- Interactive map of the mountain

Highest point
- Elevation: 2,182 m (7,159 ft)
- Prominence: 32 m (105 ft)
- Parent peak: Store Tverråtinden
- Isolation: 0.554 km (0.344 mi)
- Coordinates: 61°37′16″N 8°18′23″E﻿ / ﻿61.621°N 8.3064°E

Geography
- Location: Innlandet, Norway
- Parent range: Jotunheimen
- Topo map: 1518 II Galdhøpiggen

= Svellnosbreahesten =

Mountain in Innlandet, Norway

Svellnosbreahesten is a mountain in Lom Municipality in Innlandet county, Norway. The 2182 m tall mountain is located in the Jotunheimen mountains within Jotunheimen National Park. The mountain sits about 28 km southwest of the village of Fossbergom and about 42 km northeast of the village of Øvre Årdal.
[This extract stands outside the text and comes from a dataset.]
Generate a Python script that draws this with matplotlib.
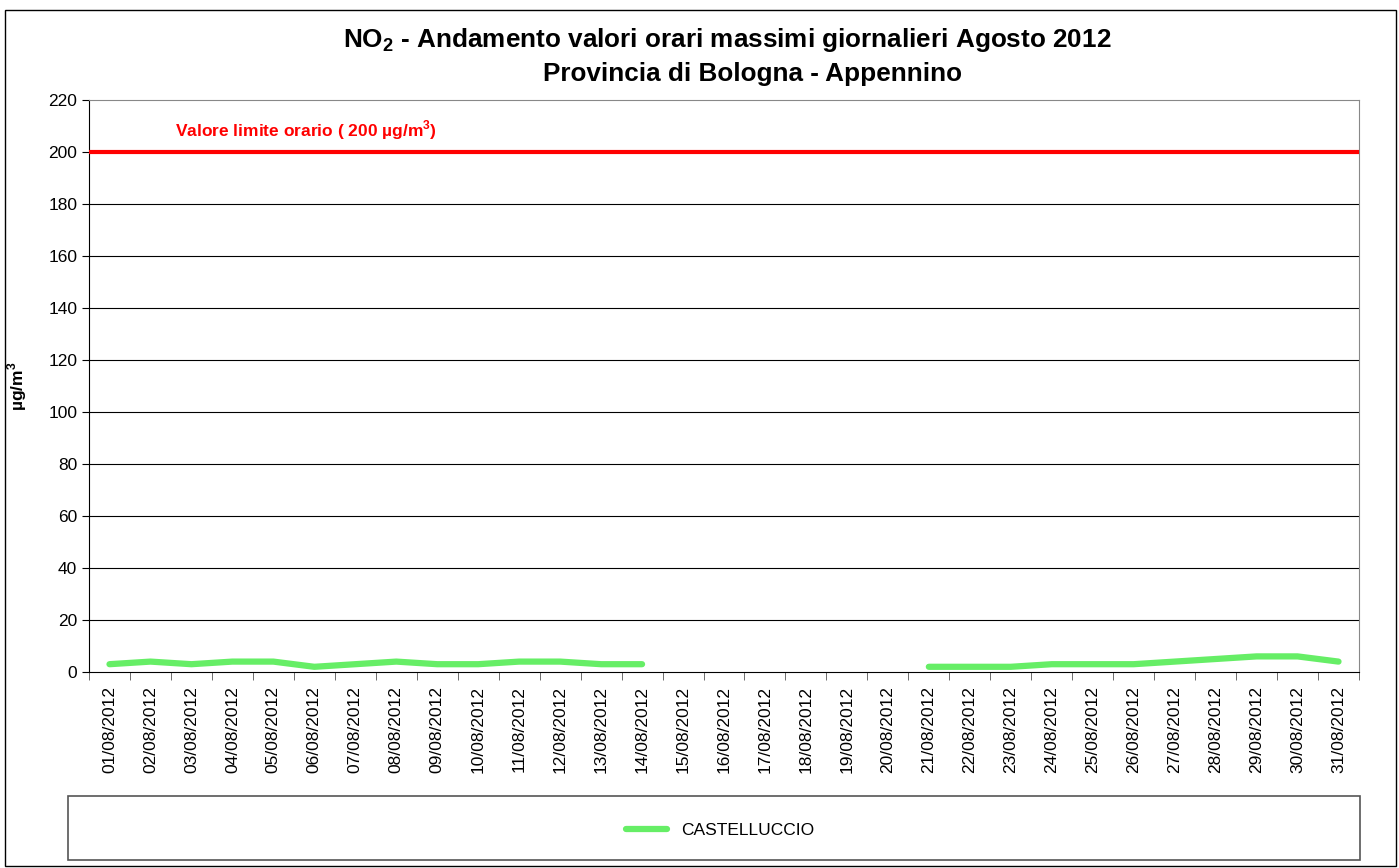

The mountain is surrounded by several other notable mountains including Galdhøpiggen, Keilhaus topp to the northeast; Veslpiggen and Storjuvtinden to the north; Skardstinden to the northwest; Store Tverråtinden, Bukkehøe, and Lindbergtinden to the southwest; and Midtre Tverråtinden and Store Styggehøe to the southeast.